Bis in die Mitte des 19. Jahrhunderts stand wie an allen Zufahrtstraßen auch in der Nördlinger Straße ein Stadttor.  Die Metallkonstruktion markiert das genannte „Nördlinger-“ oder „Tiefe Tor“.  Der gesamte Verkehr führte bis zum Bau des Tunnels durch die winkligen, engen Straße Harburgs.

In Harburg gab es nie eine wirkliche Wehrmauer. Die einzige Schutzmauer ging, ausgehend vom ehemaligen Vesttor in der Schlossstraße hinauf zu dem auf einem Felsen stehenden Häuschen, einem früheren Wachturm.  Von dort verlief sie zwischen den Häusern durch und endete am Nördlinger Tor.

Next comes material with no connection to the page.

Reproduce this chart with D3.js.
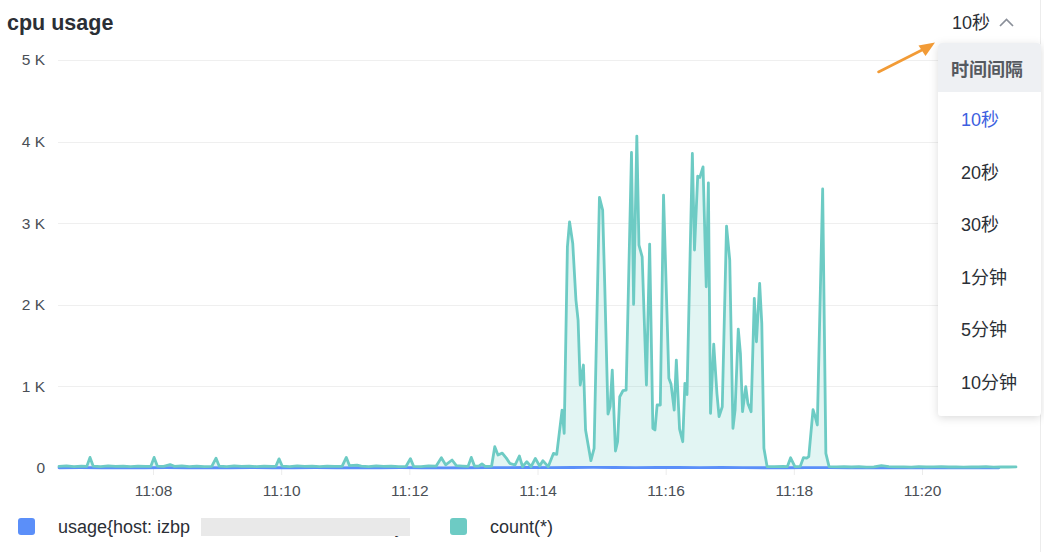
<!DOCTYPE html>
<html>
<head>
<meta charset="utf-8">
<script src="https://cdn.jsdelivr.net/npm/d3@7/dist/d3.min.js"></script>
<style>
  html, body { margin: 0; padding: 0; background: #fff; }
  svg { display: block; }
  text { font-family: "Helvetica Neue", Helvetica, "Liberation Sans", Arial, "Noto Sans CJK SC", sans-serif; }
</style>
</head>
<body>
<svg id="chart" width="1044" height="552"></svg>
<script>
// ---------------- DATA ----------------
const chartTitle = "cpu usage";
const startTime = "11:06:30";
const endTime = "11:21:30";

// count(*) series: seconds after startTime, and values
const countSeconds = [
  2, 9, 16, 23, 28, 31, 34, 41, 48, 55, 62, 69, 76, 83, 88, 91, 94, 100, 106, 110,
  117, 124, 131, 138, 145, 149, 152, 159, 166, 173, 180, 187, 194, 201, 205, 208, 211, 218, 225, 232,
  239, 246, 253, 260, 267, 271, 274, 281, 285, 292, 299, 306, 313, 320, 327, 331, 334, 341, 348, 355,
  360, 364, 370, 374, 380, 385, 388, 391, 395, 398, 401, 407,
  410, 413, 417, 421, 424, 429, 433, 436, 440, 444, 448, 452, 455, 460, 465, 468,
  473, 475, 478, 480, 483, 486, 488, 490, 493, 495, 500, 503, 508, 511, 513, 516, 518, 520, 523, 525,
  527, 530, 533, 538, 540, 543, 545, 548, 552, 555, 558, 560, 562, 565, 568, 573, 575, 578, 580, 583,
  586, 588, 590, 595, 597, 600, 602, 605, 608, 610, 612, 615, 618, 620, 623, 627, 630, 633, 635, 638,
  640, 642, 645, 647, 650, 653, 655, 658, 660, 662, 665, 672, 680, 684, 687, 691, 696, 699, 702, 704,
  708, 710, 712, 717, 720, 723,
  730, 737, 744, 751, 758, 765, 772, 779, 786, 793, 800, 807, 814, 821, 828, 835, 842, 849, 856, 863,
  870, 877, 884, 891, 898
];
const countValues = [
  20, 26, 18, 24, 20, 130, 22, 17, 25, 19, 24, 16, 23, 19, 21, 130, 24, 19, 42, 20,
  26, 18, 23, 17, 21, 120, 22, 17, 25, 19, 24, 16, 23, 19, 21, 112, 22, 17, 25, 19,
  24, 16, 23, 19, 20, 130, 28, 36, 22, 17, 25, 19, 24, 16, 21, 115, 20, 16, 25, 22,
  126, 38, 98, 30, 24, 20, 130, 24, 22, 50, 21, 22,
  261, 159, 183, 118, 57, 37, 147, 16, 77, 16, 118, 25, 90, 16, 180, 168,
  710, 425, 2711, 3017, 2752, 2058, 1813, 1017, 1262, 466, 90, 241, 3316, 3160, 2221, 661, 751, 1200, 208, 322,
  873, 947, 955, 3867, 2005, 4067, 2732, 2588, 1017, 2744, 486, 466, 772, 772, 3344, 1100, 1030, 710, 1323, 480,
  322, 1037, 900, 3855, 2671, 3577, 3561, 3691, 2221, 3495, 670, 1519, 915, 629, 751, 2965, 2548, 486, 710, 1703,
  1405, 690, 996, 792, 690, 2079, 1547, 2263, 1773, 241, 16, 18, 20, 18, 125, 18, 20, 126, 120, 139,
  715, 629, 527, 3420, 180, 16,
  14, 18, 12, 16, 11, 15, 28, 17, 13, 15, 11, 16, 12, 14, 18, 12, 15, 11, 14, 12,
  16, 11, 14, 12, 13
];

// usage series: sampled every usageStepSeconds starting at usageStartSecond
const usageStartSecond = 2;
const usageStepSeconds = 20;
const usageValues = [
  3, 4, 3, 2, 3, 4, 3, 3, 2, 4, 3, 3, 4, 2, 3, 3, 4, 3, 2, 3,
  4, 5, 6, 5, 6, 7, 6, 5, 6, 6, 5, 6, 4, 3, 3, 4, 5, 3, 2, 3,
  3, 2, 3, 3, 2
];

const yTickValues = [0, 1000, 2000, 3000, 4000, 5000];
const xTickLabels = ["11:08", "11:10", "11:12", "11:14", "11:16", "11:18", "11:20"];
const seriesNames = ["usage{host: izbp", "count(*)"];
const seriesColors = ["#5b8ff9", "#6dcbc4"];
const intervalTitle = "时间间隔";
const intervalOptions = ["10秒", "20秒", "30秒", "1分钟", "5分钟", "10分钟"];
const selectedInterval = "10秒";

// ---------------- CHART ----------------
const svg = d3.select("#chart");
const parse = d3.timeParse("%Y-%m-%d %H:%M:%S");
const day = "2023-01-01 ";
const t0 = parse(day + startTime);
const t1 = parse(day + endTime);
const sec = s => new Date(t0.getTime() + s * 1000);

const countData = countSeconds.map((s, i) => ({ t: sec(s), v: countValues[i] }));
const usageData = usageValues.map((v, i) => ({ t: sec(usageStartSecond + i * usageStepSeconds), v }));

const x = d3.scaleTime().domain([t0, t1]).range([56.9, 1018.1]);
const y = d3.scaleLinear().domain([0, 5000]).range([468, 60]);

const plotLeft = 58, plotRight = 1018;

// card edge
svg.append("line").attr("x1", 1040.5).attr("x2", 1040.5).attr("y1", 0).attr("y2", 552)
  .attr("stroke", "#ececec").attr("stroke-width", 1);

// title
svg.append("text").attr("x", 7).attr("y", 30).text(chartTitle)
  .attr("font-size", 21.5).attr("font-weight", 600).attr("fill", "#2b2f36");

// gridlines
svg.append("g").selectAll("line").data(yTickValues.filter(d => d > 0)).join("line")
  .attr("x1", plotLeft).attr("x2", plotRight)
  .attr("y1", d => Math.round(y(d)) + 0.5).attr("y2", d => Math.round(y(d)) + 0.5)
  .attr("stroke", "#efefef").attr("stroke-width", 1);

// y axis
const yAxis = d3.axisLeft(y).tickValues(yTickValues).tickSize(0).tickPadding(13)
  .tickFormat(d => d === 0 ? "0" : (d / 1000) + " K");
const yg = svg.append("g").attr("transform", `translate(${plotLeft},0)`).call(yAxis);
yg.select(".domain").remove();
yg.selectAll("text").attr("font-size", 15.5).attr("fill", "#4a4f56")
  .style("font-family", "\"Helvetica Neue\", Helvetica, \"Liberation Sans\", Arial, sans-serif");

// x axis
const xTickTimes = xTickLabels.map(s => parse(day + s + ":00"));
const xAxis = d3.axisBottom(x).tickValues(xTickTimes).tickFormat(d3.timeFormat("%H:%M"))
  .tickSize(7).tickPadding(10);
const xg = svg.append("g").attr("transform", "translate(0,468)").call(xAxis);
xg.select(".domain").remove();
xg.selectAll(".tick line").attr("stroke", "#ececec");
xg.selectAll("text").attr("font-size", 15.5).attr("fill", "#4a4f56")
  .style("font-family", "\"Helvetica Neue\", Helvetica, \"Liberation Sans\", Arial, sans-serif");

// series
const area = d3.area().x(d => x(d.t)).y0(y(0)).y1(d => y(d.v));
const line = d3.line().x(d => x(d.t)).y(d => y(d.v));

svg.append("path").datum(usageData).attr("d", area)
  .attr("fill", seriesColors[0]).attr("fill-opacity", 0.15);
svg.append("path").datum(countData).attr("d", area)
  .attr("fill", seriesColors[1]).attr("fill-opacity", 0.2);
svg.append("path").datum(usageData).attr("d", line)
  .attr("fill", "none").attr("stroke", seriesColors[0]).attr("stroke-width", 2.8)
  .attr("stroke-linejoin", "round").attr("stroke-linecap", "round");
svg.append("path").datum(countData).attr("d", line)
  .attr("fill", "none").attr("stroke", seriesColors[1]).attr("stroke-width", 2.8)
  .attr("stroke-linejoin", "round").attr("stroke-linecap", "round");

// legend
const legendX = [18, 450];
const lg = svg.append("g").selectAll("g").data(seriesNames).join("g")
  .attr("transform", (d, i) => `translate(${legendX[i]},518)`);
lg.append("rect").attr("width", 17).attr("height", 17).attr("rx", 3)
  .attr("fill", (d, i) => seriesColors[i]);
lg.append("text").attr("x", 40).attr("y", 15).text(d => d)
  .attr("font-size", 18).attr("fill", "#2b2f36");
// closing brace of the masked host name, then mask
svg.append("text").attr("x", 395).attr("y", 533).text("}")
  .attr("font-size", 18).attr("fill", "#2b2f36");
svg.append("rect").attr("x", 201).attr("y", 518).attr("width", 209).attr("height", 18)
  .attr("fill", "#e9e9e9");

// interval selector
svg.append("text").attr("x", 952).attr("y", 29).text(selectedInterval)
  .attr("font-size", 18).attr("fill", "#2b2f36");
svg.append("path").attr("d", "M1000,26 L1006.5,19.5 L1013,26")
  .attr("fill", "none").attr("stroke", "#8a8f99").attr("stroke-width", 1.7);

// arrow annotation
svg.append("line").attr("x1", 878.5).attr("y1", 72).attr("x2", 925).attr("y2", 48.5)
  .attr("stroke", "#f29b36").attr("stroke-width", 2.6).attr("stroke-linecap", "round");
svg.append("path").attr("d", "M935,42.5 L918.5,45.5 L925.5,56 Z").attr("fill", "#f29b36");

// dropdown
const defs = svg.append("defs");
const f = defs.append("filter").attr("id", "shadow").attr("x", "-30%").attr("y", "-10%")
  .attr("width", "160%").attr("height", "120%");
f.append("feDropShadow").attr("dx", 0).attr("dy", 2).attr("stdDeviation", 4)
  .attr("flood-color", "#000").attr("flood-opacity", 0.14);
const dd = svg.append("g").attr("transform", "translate(938,43)");
dd.append("rect").attr("width", 103).attr("height", 373).attr("rx", 4)
  .attr("fill", "#fff").attr("filter", "url(#shadow)");
dd.append("path").attr("d", "M0,4 Q0,0 4,0 L99,0 Q103,0 103,4 L103,49 L0,49 Z").attr("fill", "#eef0f3");
dd.append("text").attr("x", 13).attr("y", 33).text(intervalTitle)
  .attr("font-size", 18).attr("font-weight", 700).attr("fill", "#55595f");
dd.selectAll("text.opt").data(intervalOptions).join("text").attr("class", "opt")
  .attr("x", 23).attr("y", (d, i) => 83 + i * 52.6).text(d => d)
  .attr("font-size", 18).attr("fill", d => d === selectedInterval ? "#3d5fe0" : "#2b2f36");
</script>
</body>
</html>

Später wurde diese Mauer teilweise in die Friedhofsmauer integriert.

In der Wohnung des Stadttores endete ca.1780 das schicksalhafte Leben des einzige zum christlichen Glauben übergetreten ehemaligen Juden:  Der junge Mann kam aus dem Württembergischen nach Harburg, hatte eine gründliche Erziehung genossen und sprach fließend hebräisch. Er heiratete hier und verdiente seinen Lebensunterhalt zunächst als Lehrer und, nachdem er diese Anstellung verloren hatte, als Händler. Nach Diskussionen mit seinen Glaubensbrüdern erklärte er, dass er Christ werden wolle. Er ließ sich taufen und nahm den Namen „Harburger“ an. Nachdem er schließlich nach großen Schwierigkeiten die Scheidung von seiner jüdischen Frau erreicht und eine Christin geheiratet hatte, ging es mit dem ehemaligen Juden nur noch bergab. In der jüdischen Gemeinde konnte er sich nicht mehr blicken lassen, mit dem, was der Handel mit den Christen abwarf, konnte er nicht einmal seine Miete im „Tiefen Tor“ bezahlen. Die Gemeinde musste für den Hauszins aufkommen. Er starb verarmt und einsam im Alter von 56 Jahren.